Donnerstag, 21. Januar 2016

Das neue Dekret


Ist das noch wohlverstandene Reform oder schon Revolution? Papst Franziskus hatte ja schon Aufmerksamkeit, Staunen und Begeisterung ausgelöst, als er nicht länger nur Männern am Gründonnerstag die Füße wusch, sondern Arme, Alte, von der Gesellschaft an den Rand gedrängte Menschen auswählte. Diese soziale Umdeutung der Fußwaschung ist nun in ein Dekret gegossen worden, das man etwas despektierlich mit der Überschrift versehen könnte: "Fußwaschung jetzt für alle". Am 6. Januar dieses Jahres war dieses Dekret der Gottesdienst-kongregation bereits ergangen, publiziert wurde es am 21. Januar. Die Vorschrift, nach der nur zwölf Männern in der Liturgie vom Gründonnerstag die Füße gewaschen werden, wird damit abgeschafft. Bekanntlich symbolisieren die zwölf Männer die zwölf Apostel im Abendmahlssaal, die Jesus Christus am Gründonnerstag zu Priestern geweiht hat, und die "Messe vom Letzten Abendmahl" ist bekanntlich die Erinnerung an die Einsetzung des Priestertums und der heiligen Messe. Ab sofort gilt: Die Geistlichen sollen künftig dafür eine kleine Gruppe von Gläubigen wählen, die die Vielfalt und Einheit von jedem Teil des Volkes Gottes darstellt. Diese Gruppe kann aus Männern und Frauen, Jung und Alt, Gesunden und Kranken, Priestern, Ordensleuten und Laien bestehen.
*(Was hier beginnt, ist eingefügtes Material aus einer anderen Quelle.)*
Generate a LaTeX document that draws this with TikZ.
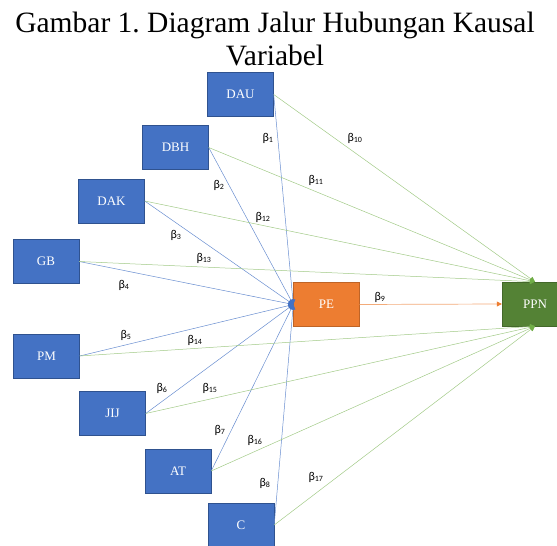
\documentclass[tikz,border=0pt]{standalone}
\usepackage{fontspec}
\setmainfont{Liberation Serif}
\newfontfamily\betafont{Carlito}
\usetikzlibrary{arrows.meta}

\definecolor{varblue}{HTML}{4472C4}
\definecolor{varblueline}{HTML}{2F528F}
\definecolor{peorange}{HTML}{ED7D31}
\definecolor{ppngreen}{HTML}{548235}
\definecolor{pathgreen}{HTML}{70AD47}

\begin{document}
\frenchspacing
\begin{tikzpicture}[
  x=10pt, y=10pt,
  >={Triangle[length=5pt, width=5pt]},
  var/.style={draw=varblueline, fill=varblue, minimum width=66pt,
    minimum height=44pt, inner sep=0pt, text=white,
    font=\fontsize{13}{13}\selectfont},
  endog/.style={var, draw=peorange!80!black, fill=peorange},
  target/.style={var, draw=ppngreen!80!black, fill=ppngreen},
  bluearr/.style={-{Triangle[length=5pt, width=5pt, color=varblue]},
    line width=0.5pt, varblue!80},
  greenarr/.style={-{Triangle[length=5pt, width=5pt, color=pathgreen]},
    line width=0.5pt, pathgreen!65},
  orangearr/.style={-{Triangle[length=5pt, width=5pt, color=peorange]},
    line width=0.7pt, peorange!65},
  coef/.style={font=\betafont\fontsize{12}{12}\selectfont, inner sep=0pt},
]
\useasboundingbox (0,0) rectangle (55.7,54.6);

% === Title ===
\node[font=\fontsize{29.5}{33}\selectfont, align=center] (title) at (27.5, 50.74)
  {Gambar 1. Diagram Jalur Hubungan Kausal\\Variabel};

% === Exogenous variables ===
\node[var] (dau) at (24.05, 45.15) {DAU};
\node[var] (dbh) at (17.55, 39.85) {DBH};
\node[var] (dak) at (11.15, 34.5) {DAK};
\node[var] (gb)  at (4.6, 28.45) {GB};
\node[var] (pm)  at (4.65, 19.0) {PM};
\node[var] (jij) at (11.25, 13.25) {JIJ};
\node[var] (at)  at (17.8, 7.5) {AT};
\node[var] (c)   at (24.1, 2.1) {C};

% === Intervening and dependent ===
\node[endog] (pe) at (32.65, 24.15) {PE};
\node[target] (ppn) at (53.5, 24.2) {PPN};

% paths to PE
\draw[bluearr] (dau.east) -- (pe.west);
\draw[bluearr] (dbh.east) -- (pe.west);
\draw[bluearr] (dak.east) -- (pe.west);
\draw[bluearr] (gb.east) -- (pe.west);
\draw[bluearr] (pm.east) -- (pe.west);
\draw[bluearr] (jij.east) -- (pe.west);
\draw[bluearr] (at.east) -- (pe.west);
\draw[bluearr] (c.east) -- (pe.west);

% paths to PPN
\draw[greenarr] (dau.east) -- (ppn.north);
\draw[greenarr] (dbh.east) -- (ppn.north);
\draw[greenarr] (dak.east) -- (ppn.north);
\draw[greenarr] (gb.east) -- (ppn.north);
\draw[greenarr] (pm.east) -- (ppn.south);
\draw[greenarr] (jij.east) -- (ppn.south);
\draw[greenarr] (at.east) -- (ppn.south);
\draw[greenarr] (c.east) -- (ppn.south);
\draw[orangearr] (pe.east) -- (ppn.west);

% === Coefficients ===
\node[coef] (b1)  at (26.8, 40.8) {β\textsubscript{1}};
\node[coef] (b2)  at (21.9, 36.1) {β\textsubscript{2}};
\node[coef] (b3)  at (17.6, 31.1) {β\textsubscript{3}};
\node[coef] (b4)  at (12.4, 26.1) {β\textsubscript{4}};
\node[coef] (b5)  at (12.6, 21.1) {β\textsubscript{5}};
\node[coef] (b6)  at (16.2, 15.8) {β\textsubscript{6}};
\node[coef] (b7)  at (22.0, 11.6) {β\textsubscript{7}};
\node[coef] (b8)  at (26.5, 6.3) {β\textsubscript{8}};
\node[coef] (b9)  at (38.0, 24.9) {β\textsubscript{9}};
\node[coef] (b10) at (35.5, 40.8) {β\textsubscript{10}};
\node[coef] (b11) at (31.6, 36.6) {β\textsubscript{11}};
\node[coef] (b12) at (26.3, 32.9) {β\textsubscript{12}};
\node[coef] (b13) at (20.4, 28.8) {β\textsubscript{13}};
\node[coef] (b14) at (19.5, 20.6) {β\textsubscript{14}};
\node[coef] (b15) at (21.0, 15.8) {β\textsubscript{15}};
\node[coef] (b16) at (25.5, 10.6) {β\textsubscript{16}};
\node[coef] (b17) at (31.6, 6.9) {β\textsubscript{17}};

\end{tikzpicture}
\end{document}
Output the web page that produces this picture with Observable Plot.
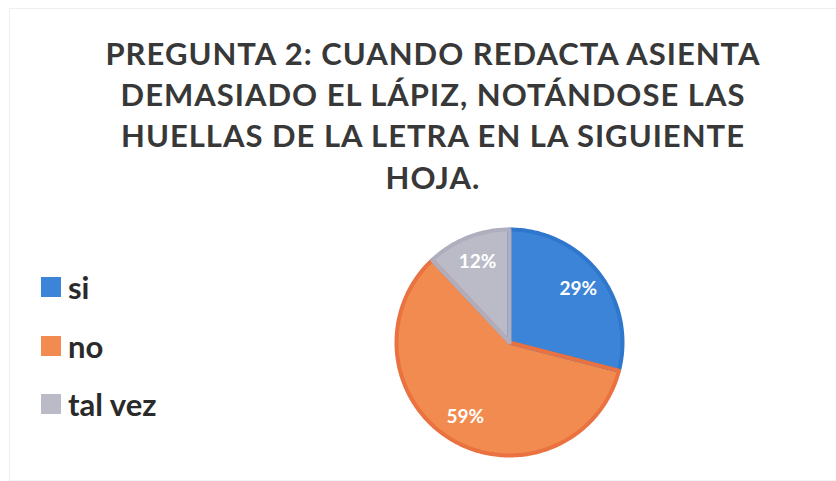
<!DOCTYPE html>
<html>
<head>
<meta charset="utf-8">
<script src="https://cdn.jsdelivr.net/npm/d3@7"></script>
<script src="https://cdn.jsdelivr.net/npm/@observablehq/plot@0.6"></script>
<style>
  html, body { margin: 0; padding: 0; background: #fff; }
  #chart { position: relative; width: 836px; height: 481px; overflow: hidden; font-family: Lato, "Open Sans", sans-serif; }
  #frame { position: absolute; left: 9px; top: 8px; width: 840px; height: 471px; border-top: 1px solid #efefef; border-left: 1px solid #efefef; border-bottom: 1px solid #f2f2f2; }
  #title { position: absolute; left: 30px; width: 806px; top: 33px; text-align: center; font-weight: 700; font-size: 31px; line-height: 41.2px; color: #383838; letter-spacing: 1.0px; }
  #legend { position: absolute; left: 41px; top: 258px; }
  .item { display: flex; align-items: center; height: 58.5px; font-weight: 700; font-size: 31px; color: #2a2a2a; }
  .sw { width: 20px; height: 20px; margin-right: 7px; }
  #pie { position: absolute; left: 386px; top: 219px; }
</style>
</head>
<body>
<div id="chart">
  <div id="frame"></div>
  <div id="title"></div>
  <div id="legend"></div>
  <div id="pie"></div>
</div>
<script>
const titleLines = ["PREGUNTA 2: CUANDO REDACTA ASIENTA", "DEMASIADO EL LÁPIZ, NOTÁNDOSE LAS", "HUELLAS DE LA LETRA EN LA SIGUIENTE", "HOJA."];
const categories = ["si", "no", "tal vez"];
const values = [29, 59, 12];
const labels = ["29%", "59%", "12%"];
const colors = ["#3b84d8", "#f28b4f", "#bbbbc8"];
const strokes = ["#2f76cd", "#ea7240", "#aeaebe"];

document.getElementById("title").innerHTML = titleLines.join("<br>");

const legend = document.getElementById("legend");
categories.forEach((c, i) => {
  const d = document.createElement("div");
  d.className = "item";
  d.innerHTML = `<span class="sw" style="background:${colors[i]}"></span><span>${c}</span>`;
  legend.appendChild(d);
});

const arcs = d3.pie().sort(null).value(d => d)(values);
const polys = [];
arcs.forEach((a, i) => {
  polys.push({cat: categories[i], x: 0, y: 0});
  const n = Math.max(2, Math.ceil((a.endAngle - a.startAngle) / (Math.PI / 180)));
  for (let k = 0; k <= n; k++) {
    const t = a.startAngle + (a.endAngle - a.startAngle) * k / n;
    polys.push({cat: categories[i], x: Math.sin(t), y: Math.cos(t)});
  }
});
const labelData = arcs.map((a, i) => {
  const m = (a.startAngle + a.endAngle) / 2;
  return {cat: categories[i], text: labels[i], x: 0.77 * Math.sin(m), y: 0.77 * Math.cos(m)};
});

const size = 246, m = 10;
const plot = Plot.plot({
  width: size, height: size,
  margin: m,
  x: {domain: [-1, 1], axis: null},
  y: {domain: [-1, 1], axis: null},
  color: {domain: categories, range: colors},
  marks: [
    Plot.line(polys, {x: "x", y: "y", z: "cat", fill: "cat", stroke: "cat", curve: "linear-closed", strokeWidth: 0}),
    ...categories.map((c, i) => Plot.line(polys.filter(p => p.cat === c), {x: "x", y: "y", fill: "none", stroke: strokes[i], strokeWidth: 4, curve: "linear-closed", strokeLinejoin: "round"})),
    Plot.text(labelData, {x: "x", y: "y", text: "text", fill: "white", fontSize: 19, fontWeight: 700, fontFamily: "Lato, sans-serif"})
  ]
});
document.getElementById("pie").appendChild(plot);
</script>
</body>
</html>
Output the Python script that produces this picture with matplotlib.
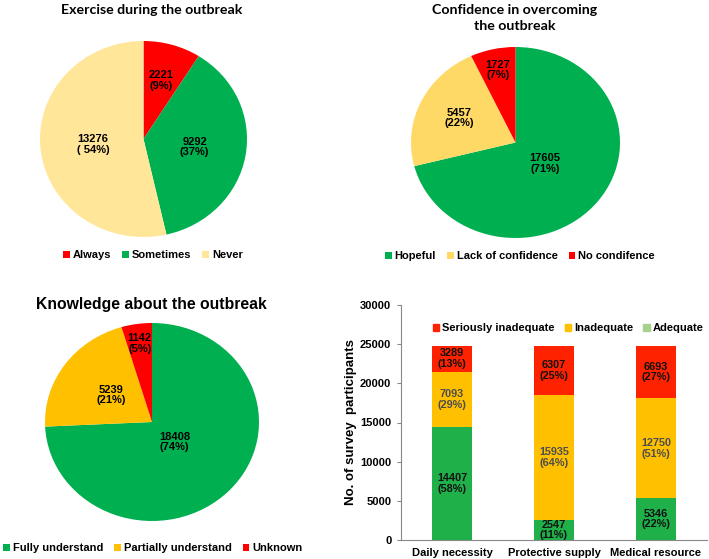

Man konnte das Dekret rein positivistisch als einen pragmatischen Akt, als Ausdruck der Regierungsstärke des neuen Papstes sehen, die sich deutlich von der zögerlichen Art seines Vorgängers absetzt. Traditionstreue Katholiken wünschen sich im nachhinein, daß Benedikt XVI. kraft seines Amtes als höchster Gesetzgeber der Kirche per Dekret etwa das Indult für die Handkommunion abgeschafft und die Reform der Reform in anderen Bereichen tatkräftig durchgesetzt hätte. Benedikt wäre als Gesetzgeber allzu vorsichtig gewesen. Und er hätte gemäß der Tradition gehandelt, die das neue Dekret großzügig und pragmatisch über den Haufen stößt. Denn Apostolinnen waren nach Auffassung der Tradition nicht im Abendmahlssaal. Auch wollte Christus nach der Überlieferung der Kirche keine Frauen zu Priestern weihen. Die Gerüchteküche kocht erneut, ob das nur ein weiterer spontanter Einfall des argentinischen Papstes ist, wie wir ihn immer wieder erleben, oder ob er Weiterreichendes präjudiziert. Die Dekretierung ist der Feind des Spontanen.